Un typhon, il s'appelle Haiyan. Des milliers de morts aux Philippines, dont des centaines d'enfants… Mais si le nôtre a le malheur de se faire un bleu sur le front avec un ballon de basketball, nous nous retrouverons, outrés, à commenter notre poursuite au civil de la compagnie de ballon sur le show de Denis Lévesque tout en donnant des conférences de prévention sur le sujet dans les écoles. Mais des centaines de morts d'enfants n'entraveront en rien notre achat d'un gros SUV ou d'un deuxième véhicule.
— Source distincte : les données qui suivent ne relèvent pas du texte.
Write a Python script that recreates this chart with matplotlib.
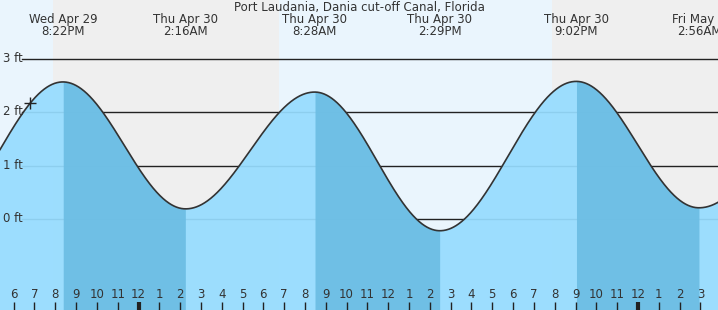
import numpy as np
import matplotlib
matplotlib.use('Agg')
import matplotlib.pyplot as plt

# hours relative to Thu Apr 30 00:00
ext_hours = [-9.8, -3.633, 2.267, 8.467, 14.483, 21.033, 26.933, 33.5]
ext_feet = [-0.05, 2.57, 0.19, 2.38, -0.22, 2.58, 0.21, 2.4]
ext_labels = ['', 'Wed Apr 29\n8:22PM', 'Thu Apr 30\n2:16AM', 'Thu Apr 30\n8:28AM',
              'Thu Apr 30\n2:29PM', 'Thu Apr 30\n9:02PM', 'Fri May 1\n2:56AM', '']
night_spans = [(-4.1, 6.76), (19.87, 30.0)]
hour_ticks = list(range(-6, 28))
now_hour = -5.2
y_levels = [0, 1, 2, 3]
title = 'Port Laudania, Dania cut-off Canal, Florida'

def tide(t):
    out = np.zeros_like(t)
    for i in range(len(ext_hours) - 1):
        t0, t1 = ext_hours[i], ext_hours[i + 1]
        h0, h1 = ext_feet[i], ext_feet[i + 1]
        m = (t >= t0) & (t <= t1)
        f = (t[m] - t0) / (t1 - t0)
        out[m] = h0 + (h1 - h0) * (1 - np.cos(np.pi * f)) / 2
    return out

px_hr = 20.81
x0 = -138.5 / px_hr
x1 = (718 - 138.5) / px_hr
ppf = 160 / 3
ytop = 219 / ppf
ybot = -91 / ppf

fig = plt.figure(figsize=(7.18, 3.10), dpi=100)
ax = fig.add_axes([0, 0, 1, 1])
ax.set_xlim(x0, x1)
ax.set_ylim(ybot, ytop)
ax.axis('off')
ax.add_patch(plt.Rectangle((x0, ybot), x1 - x0, ytop - ybot, color='#eaf5fd', zorder=0))
for a, b in night_spans:
    ax.axvspan(a, b, color='#efefef', zorder=0.5, lw=0)

xline0 = x0 + 22 / px_hr
for lv in y_levels:
    ax.plot([xline0, x1], [lv, lv], color='#222222', lw=1, zorder=1)
    ax.text(x0 + 3 / px_hr, lv + 0.5 / ppf, f'{lv} ft', fontsize=8.5, color='#333333',
            ha='left', va='center', zorder=5)

t = np.linspace(x0, x1, 2000)
h = tide(t)
ax.fill_between(t, ybot, h, color='#96dcff', alpha=0.93, lw=0, zorder=2)
for i in range(len(ext_hours) - 1):
    if ext_feet[i] > ext_feet[i + 1]:
        m = (t >= ext_hours[i]) & (t <= ext_hours[i + 1])
        ax.fill_between(t[m], ybot, h[m], color='#6cbde4', alpha=0.93, lw=0, zorder=2.1)
ax.plot(t, h, color='#333333', lw=1.2, zorder=3)

ax.plot([now_hour], tide(np.array([now_hour])), marker='+', color='#222222',
        ms=9, mew=1, zorder=4)

for hr in hour_ticks:
    lab = (hr % 12) or 12
    thick = hr % 24 == 0
    ax.plot([hr, hr], [ybot, ybot + 8 / ppf], color='#222222',
            lw=3 if thick else 1, solid_capstyle='butt', zorder=4)
    ax.text(hr, ybot + 15 / ppf, str(lab), fontsize=8.5, color='#333333',
            ha='center', va='center', zorder=5)

for hr, lab in zip(ext_hours, ext_labels):
    if lab:
        ax.text(hr, ytop - 25.5 / ppf, lab, fontsize=8.5, color='#333333', ha='center',
                va='center', linespacing=0.95, zorder=5)
ax.text((x0 + x1) / 2, ytop - 7 / ppf, title, fontsize=8.5, color='#333333',
        ha='center', va='center', zorder=5)

fig.savefig('out.png', dpi=100)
Nous allons donner notre 20 piastres à la Croix-Rouge mais ce sera un achat comme un autre, celui de notre apaisement. Car notre contribution à l'amplification des phénomènes climatiques demeure trop abstraite pour notre petite conscience. Minou disparaît dans la nature? Ce sera le psychodrame interminable sur Facebook, avec photos et tout. Au même moment, des espèces disparaissent à jamais de la surface de la terre et ça ne nous fait pas un pli sur le nombril. Nous serons tous devant notre télé en février prochain à regarder les Olympiques se dérouler dans un pays qui matraque les homosexuels et l'idéal des Jeux. Mais si notre frère ou notre meilleur ami se fait tabasser par la police à cause de son orientation sexuelle, nous serons les premiers à démarrer une pétition en ligne exigeant le congédiement des officiers coupables ainsi qu'une refonte complète de la formation et du processus d'embauche de la police. 
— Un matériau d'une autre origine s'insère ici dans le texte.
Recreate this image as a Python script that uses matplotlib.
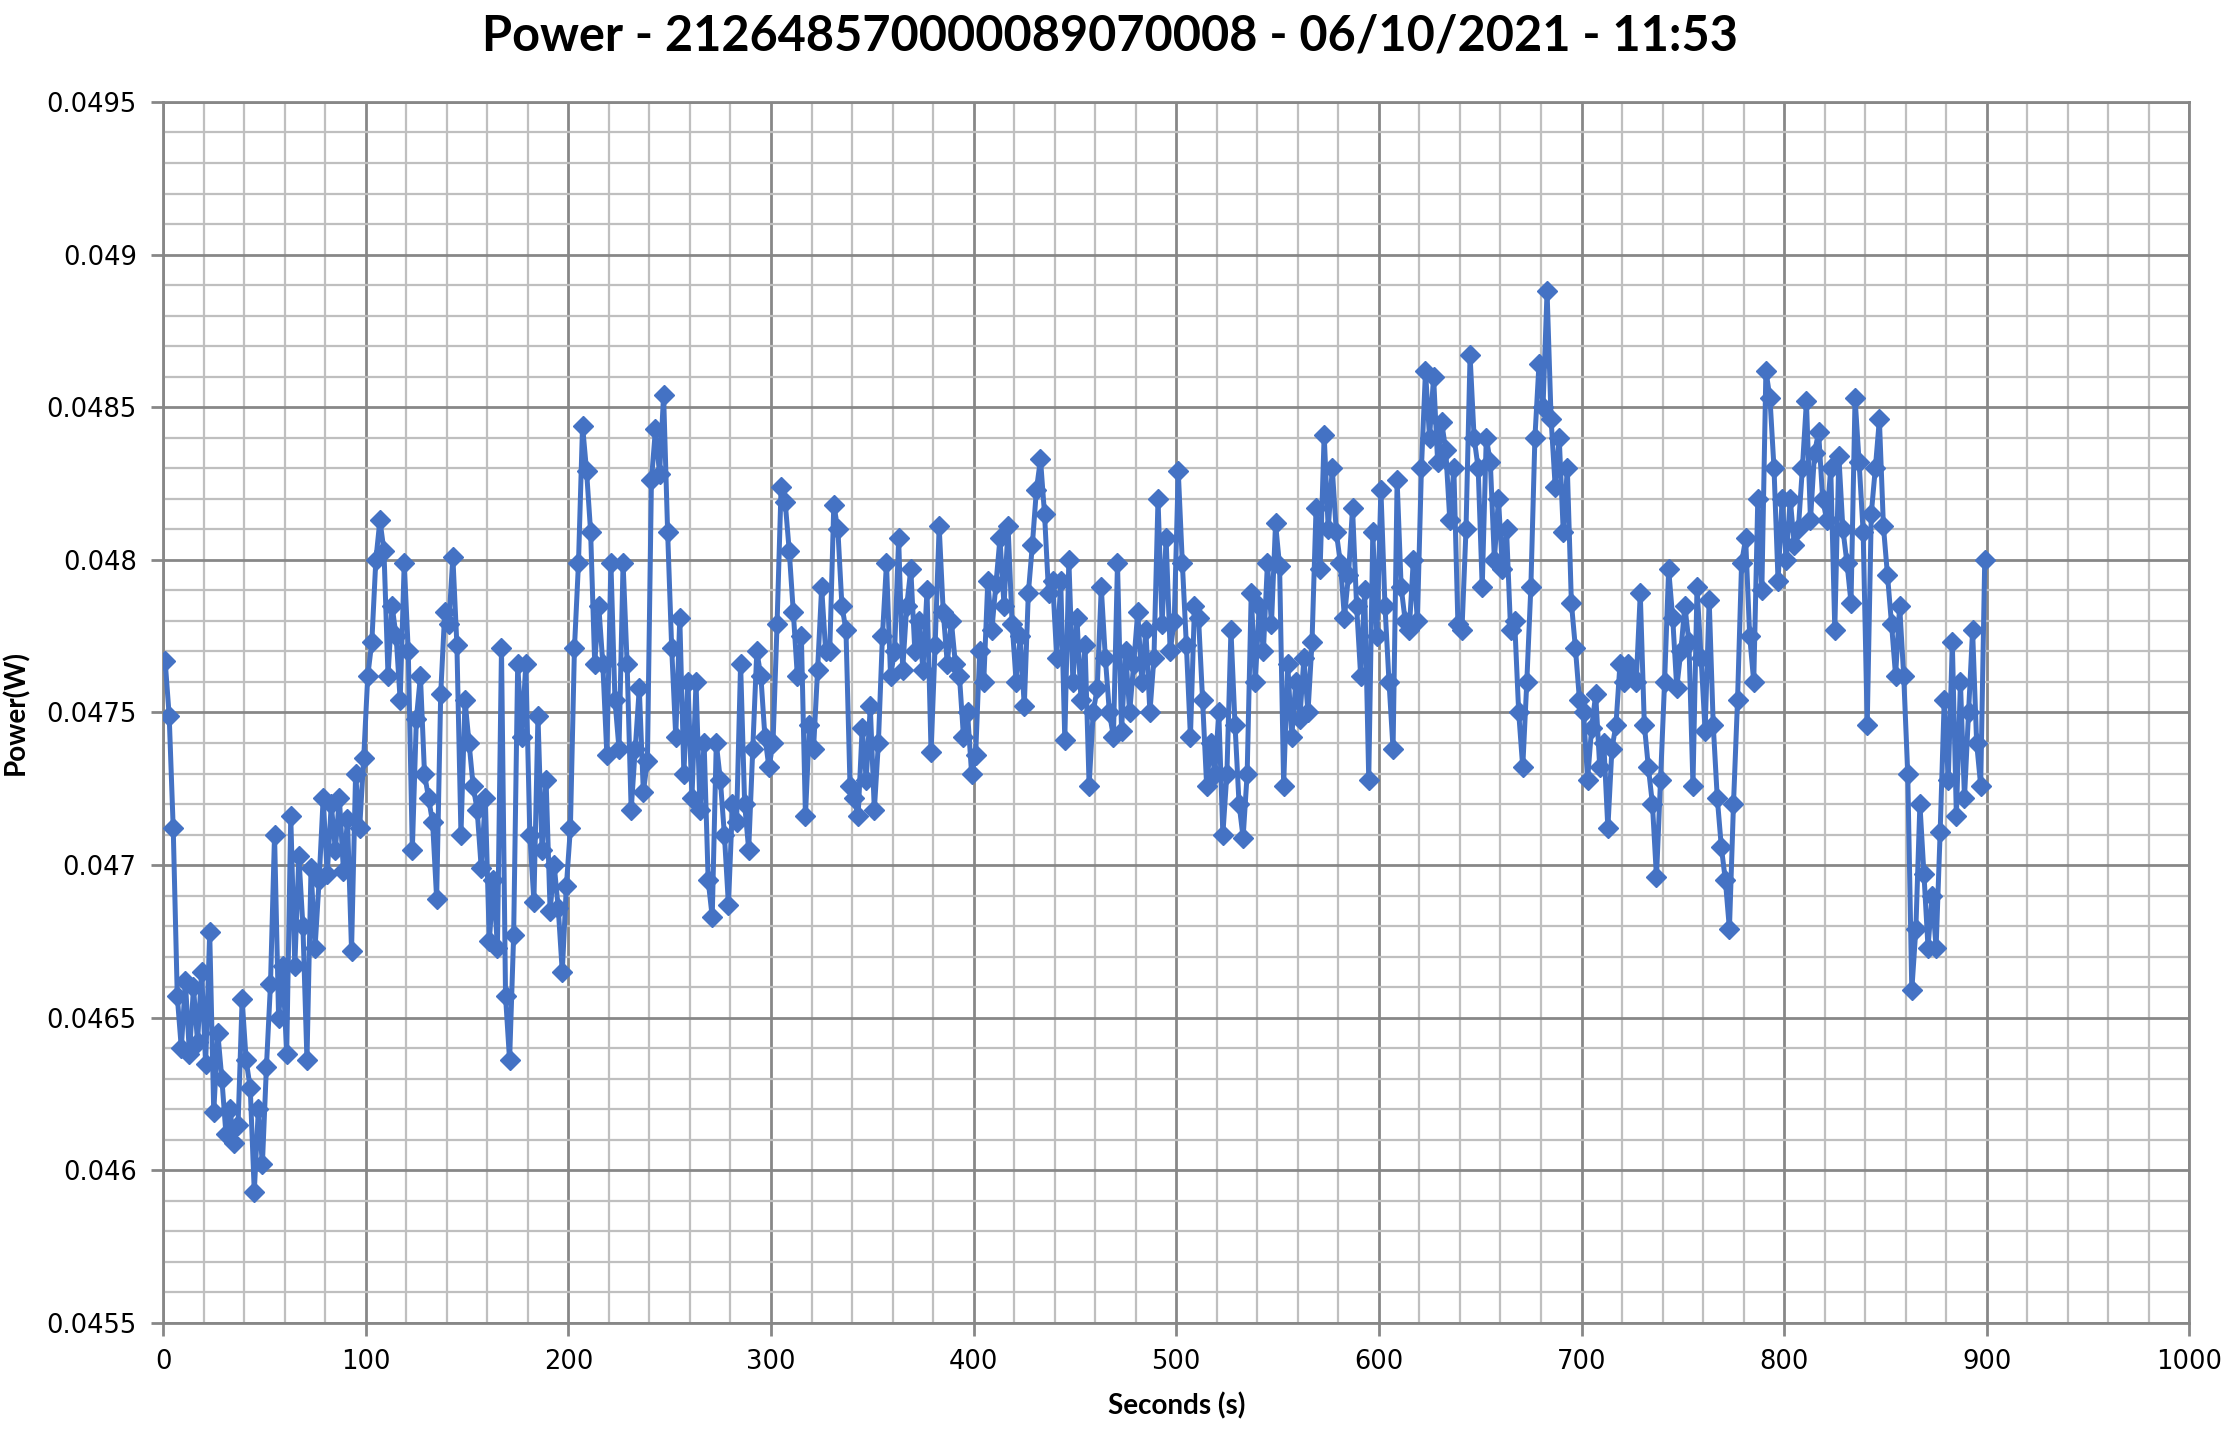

Nous sommes collectivement tarés. Quand le mal est plus grand que nous, il devient translucide. Nous demeurons intelligents mais restons le nez collé sur la fenêtre de nos vies, notre souffle provoquant de la buée. Nous ne savons plus distinguer nos envies de paraître de notre bien, de celui de nos enfants, au-delà des anecdotes.

Aujourd'hui c'est décembre et ça fait cent ans que Proust a publié Du côté de chez Swann, le premier tome de À la recherche du temps perdu. La période des Fêtes représente le pointeur émotionnel le plus puissant, car elle réfère à l'enfance, à la famille et souvent, par association, à la douleur de la perte. Comment en arrivons-nous à laisser filer le temps tout en abdiquant nos devoirs et nos responsabilités? Pourquoi nous mentons-nous ainsi? Je crois à notre intelligence, elle est là, mais elle semble figée au quotidien. J'aimerais que la nostalgie déclenche une cascade d'actions intelligentes sur le plan collectif, au-delà des dons diachylons, nécessaires mais stériles à changer la nature néfaste des choses. Pour qu'à travers l'oubli de soi, dans l'action, nous retrouvions enfin le temps perdu.